- STATED PROBLEM: Pull every line holding the string "chart" from the records below.
:: DATASET ::
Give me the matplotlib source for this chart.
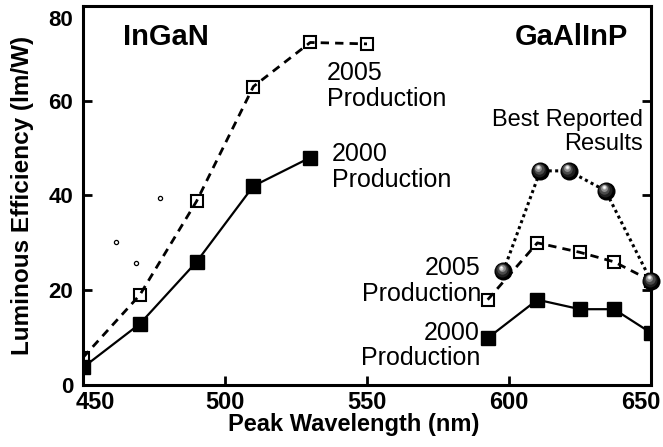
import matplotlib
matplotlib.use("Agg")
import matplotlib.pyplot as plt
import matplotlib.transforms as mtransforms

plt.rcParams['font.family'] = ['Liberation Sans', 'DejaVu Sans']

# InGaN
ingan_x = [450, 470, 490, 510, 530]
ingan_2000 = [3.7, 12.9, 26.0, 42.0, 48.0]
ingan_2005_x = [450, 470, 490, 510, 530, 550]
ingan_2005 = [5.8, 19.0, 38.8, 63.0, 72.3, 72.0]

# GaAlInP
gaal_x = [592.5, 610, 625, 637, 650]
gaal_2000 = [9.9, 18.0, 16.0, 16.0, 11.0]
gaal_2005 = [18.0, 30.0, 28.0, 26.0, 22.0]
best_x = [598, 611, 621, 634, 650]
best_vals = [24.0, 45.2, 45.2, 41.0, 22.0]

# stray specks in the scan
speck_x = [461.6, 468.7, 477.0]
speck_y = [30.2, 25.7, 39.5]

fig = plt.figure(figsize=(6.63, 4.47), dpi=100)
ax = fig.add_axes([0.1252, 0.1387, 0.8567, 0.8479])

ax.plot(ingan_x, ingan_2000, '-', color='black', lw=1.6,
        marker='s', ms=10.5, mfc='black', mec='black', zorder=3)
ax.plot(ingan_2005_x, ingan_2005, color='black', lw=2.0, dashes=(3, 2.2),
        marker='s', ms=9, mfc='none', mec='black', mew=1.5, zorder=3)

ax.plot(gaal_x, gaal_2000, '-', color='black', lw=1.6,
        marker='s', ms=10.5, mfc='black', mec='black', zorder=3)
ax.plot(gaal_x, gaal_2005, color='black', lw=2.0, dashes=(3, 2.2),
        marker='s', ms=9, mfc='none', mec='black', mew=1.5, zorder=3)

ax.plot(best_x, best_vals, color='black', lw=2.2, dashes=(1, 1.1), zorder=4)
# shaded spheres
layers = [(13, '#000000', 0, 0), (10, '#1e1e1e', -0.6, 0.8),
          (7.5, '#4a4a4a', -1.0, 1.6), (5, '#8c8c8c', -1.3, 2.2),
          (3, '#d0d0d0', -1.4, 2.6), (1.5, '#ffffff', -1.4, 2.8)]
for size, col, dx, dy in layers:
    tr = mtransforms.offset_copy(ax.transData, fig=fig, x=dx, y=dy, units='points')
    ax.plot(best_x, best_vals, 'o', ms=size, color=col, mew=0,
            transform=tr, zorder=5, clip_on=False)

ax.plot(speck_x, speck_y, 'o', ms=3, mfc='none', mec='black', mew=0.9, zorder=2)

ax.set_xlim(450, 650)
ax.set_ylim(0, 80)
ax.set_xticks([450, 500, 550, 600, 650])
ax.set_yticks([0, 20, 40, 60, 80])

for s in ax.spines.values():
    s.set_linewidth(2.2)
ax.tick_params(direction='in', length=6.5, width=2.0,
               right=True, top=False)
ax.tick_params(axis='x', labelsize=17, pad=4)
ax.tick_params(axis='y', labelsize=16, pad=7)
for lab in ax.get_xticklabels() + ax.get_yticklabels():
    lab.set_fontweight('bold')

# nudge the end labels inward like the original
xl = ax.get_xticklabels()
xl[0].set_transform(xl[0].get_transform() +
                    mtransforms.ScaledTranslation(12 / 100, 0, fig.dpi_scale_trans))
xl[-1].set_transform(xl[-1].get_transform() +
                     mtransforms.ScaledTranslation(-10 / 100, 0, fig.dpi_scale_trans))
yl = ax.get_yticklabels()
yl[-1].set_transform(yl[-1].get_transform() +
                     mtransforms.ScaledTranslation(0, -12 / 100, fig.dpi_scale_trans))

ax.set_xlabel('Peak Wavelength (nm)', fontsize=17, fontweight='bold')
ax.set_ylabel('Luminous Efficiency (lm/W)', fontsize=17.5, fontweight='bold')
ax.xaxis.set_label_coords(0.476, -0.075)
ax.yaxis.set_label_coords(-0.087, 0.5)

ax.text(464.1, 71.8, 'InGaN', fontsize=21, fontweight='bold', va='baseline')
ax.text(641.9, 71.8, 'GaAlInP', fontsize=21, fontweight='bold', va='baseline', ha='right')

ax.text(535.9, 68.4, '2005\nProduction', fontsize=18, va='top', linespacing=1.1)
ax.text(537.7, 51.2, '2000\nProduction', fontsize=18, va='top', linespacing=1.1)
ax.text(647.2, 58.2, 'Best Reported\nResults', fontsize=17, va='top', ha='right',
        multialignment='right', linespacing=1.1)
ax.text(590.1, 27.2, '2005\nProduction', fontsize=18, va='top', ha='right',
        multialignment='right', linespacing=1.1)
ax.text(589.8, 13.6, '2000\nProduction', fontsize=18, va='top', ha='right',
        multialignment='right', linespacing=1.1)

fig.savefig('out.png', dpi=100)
:::
:: DATASET ::
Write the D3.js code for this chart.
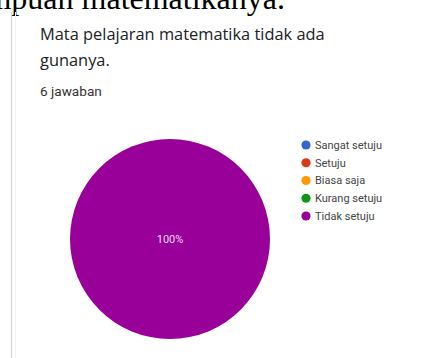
:::
:: DATASET ::
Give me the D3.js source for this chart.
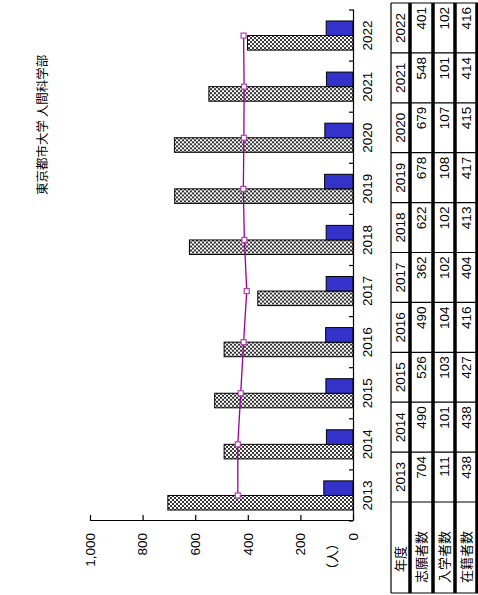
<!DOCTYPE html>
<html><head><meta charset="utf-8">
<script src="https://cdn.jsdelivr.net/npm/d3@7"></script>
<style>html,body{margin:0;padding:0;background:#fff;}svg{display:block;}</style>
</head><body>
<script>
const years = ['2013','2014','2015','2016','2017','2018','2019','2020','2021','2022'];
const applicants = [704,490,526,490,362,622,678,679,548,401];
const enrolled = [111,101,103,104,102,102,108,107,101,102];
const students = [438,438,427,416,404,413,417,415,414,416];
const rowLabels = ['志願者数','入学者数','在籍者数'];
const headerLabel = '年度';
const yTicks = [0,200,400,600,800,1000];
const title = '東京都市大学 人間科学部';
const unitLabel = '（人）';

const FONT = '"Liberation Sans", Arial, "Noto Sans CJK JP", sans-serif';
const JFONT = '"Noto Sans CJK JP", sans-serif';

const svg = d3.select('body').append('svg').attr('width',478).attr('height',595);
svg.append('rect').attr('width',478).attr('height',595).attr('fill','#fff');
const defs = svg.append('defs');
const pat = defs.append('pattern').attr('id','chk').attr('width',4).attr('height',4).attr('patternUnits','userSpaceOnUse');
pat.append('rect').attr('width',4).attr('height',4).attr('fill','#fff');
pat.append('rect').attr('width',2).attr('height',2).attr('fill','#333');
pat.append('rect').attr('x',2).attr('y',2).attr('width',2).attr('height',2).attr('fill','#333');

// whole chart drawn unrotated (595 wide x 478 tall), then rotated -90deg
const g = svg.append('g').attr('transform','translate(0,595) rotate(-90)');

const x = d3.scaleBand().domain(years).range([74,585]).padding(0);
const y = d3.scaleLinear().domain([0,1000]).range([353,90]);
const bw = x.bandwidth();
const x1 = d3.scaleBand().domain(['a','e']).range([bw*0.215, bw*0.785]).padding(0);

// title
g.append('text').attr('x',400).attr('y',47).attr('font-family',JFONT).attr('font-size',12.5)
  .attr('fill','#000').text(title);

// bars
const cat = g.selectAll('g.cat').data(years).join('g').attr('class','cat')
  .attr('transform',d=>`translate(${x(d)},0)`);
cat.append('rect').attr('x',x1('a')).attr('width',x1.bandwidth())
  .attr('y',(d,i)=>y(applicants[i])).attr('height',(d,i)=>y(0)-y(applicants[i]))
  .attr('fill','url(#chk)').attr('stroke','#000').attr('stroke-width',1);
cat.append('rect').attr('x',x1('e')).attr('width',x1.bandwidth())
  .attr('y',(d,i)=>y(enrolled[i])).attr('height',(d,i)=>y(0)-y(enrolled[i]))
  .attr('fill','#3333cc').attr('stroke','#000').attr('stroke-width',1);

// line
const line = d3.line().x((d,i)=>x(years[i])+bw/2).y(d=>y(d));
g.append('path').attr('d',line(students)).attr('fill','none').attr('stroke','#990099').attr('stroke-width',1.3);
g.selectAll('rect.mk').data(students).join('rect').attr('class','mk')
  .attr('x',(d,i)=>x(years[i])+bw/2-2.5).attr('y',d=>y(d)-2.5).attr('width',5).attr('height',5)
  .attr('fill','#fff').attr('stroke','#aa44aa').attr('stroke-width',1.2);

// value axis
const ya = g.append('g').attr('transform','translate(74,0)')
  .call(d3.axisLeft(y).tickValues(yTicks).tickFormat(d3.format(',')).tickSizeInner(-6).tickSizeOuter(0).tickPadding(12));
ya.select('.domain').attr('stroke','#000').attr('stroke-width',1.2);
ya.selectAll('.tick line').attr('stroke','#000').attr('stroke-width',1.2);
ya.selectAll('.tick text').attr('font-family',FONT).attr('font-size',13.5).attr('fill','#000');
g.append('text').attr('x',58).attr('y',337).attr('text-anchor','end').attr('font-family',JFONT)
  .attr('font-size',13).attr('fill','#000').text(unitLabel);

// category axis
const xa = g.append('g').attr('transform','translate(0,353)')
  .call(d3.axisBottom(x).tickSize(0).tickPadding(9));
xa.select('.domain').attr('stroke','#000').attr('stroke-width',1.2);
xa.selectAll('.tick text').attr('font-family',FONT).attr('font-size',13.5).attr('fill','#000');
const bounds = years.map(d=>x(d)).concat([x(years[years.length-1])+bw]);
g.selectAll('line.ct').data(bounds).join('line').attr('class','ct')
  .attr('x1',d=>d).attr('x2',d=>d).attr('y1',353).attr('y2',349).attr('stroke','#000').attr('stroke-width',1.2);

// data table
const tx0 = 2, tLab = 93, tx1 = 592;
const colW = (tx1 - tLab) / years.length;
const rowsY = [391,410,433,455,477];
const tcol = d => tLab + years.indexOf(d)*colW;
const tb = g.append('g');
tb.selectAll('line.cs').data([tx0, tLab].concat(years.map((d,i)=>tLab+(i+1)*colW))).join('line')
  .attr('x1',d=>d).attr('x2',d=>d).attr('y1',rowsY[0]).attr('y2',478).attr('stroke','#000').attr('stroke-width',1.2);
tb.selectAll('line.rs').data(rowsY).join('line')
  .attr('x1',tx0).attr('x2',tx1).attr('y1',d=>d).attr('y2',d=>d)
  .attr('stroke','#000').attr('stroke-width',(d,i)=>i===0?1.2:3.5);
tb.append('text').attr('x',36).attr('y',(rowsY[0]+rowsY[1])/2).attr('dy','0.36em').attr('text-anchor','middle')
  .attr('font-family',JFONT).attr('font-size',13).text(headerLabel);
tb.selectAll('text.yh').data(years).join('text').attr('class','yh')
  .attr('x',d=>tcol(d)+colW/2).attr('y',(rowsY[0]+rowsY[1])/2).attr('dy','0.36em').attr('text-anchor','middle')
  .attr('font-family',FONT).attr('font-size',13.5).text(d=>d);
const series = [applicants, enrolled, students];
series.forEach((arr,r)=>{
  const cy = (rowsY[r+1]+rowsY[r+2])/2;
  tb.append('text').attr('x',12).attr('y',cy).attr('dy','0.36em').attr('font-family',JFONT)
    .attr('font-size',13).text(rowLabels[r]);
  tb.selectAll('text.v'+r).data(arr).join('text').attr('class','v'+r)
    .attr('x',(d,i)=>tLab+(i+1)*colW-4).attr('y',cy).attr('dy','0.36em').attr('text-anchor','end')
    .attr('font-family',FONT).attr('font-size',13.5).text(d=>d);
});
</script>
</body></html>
:::
- OUTPUT FOR THIS EXERCISE:
Give me the matplotlib source for this chart.
Write the D3.js code for this chart.
Give me the D3.js source for this chart.
// whole chart drawn unrotated (595 wide x 478 tall), then rotated -90deg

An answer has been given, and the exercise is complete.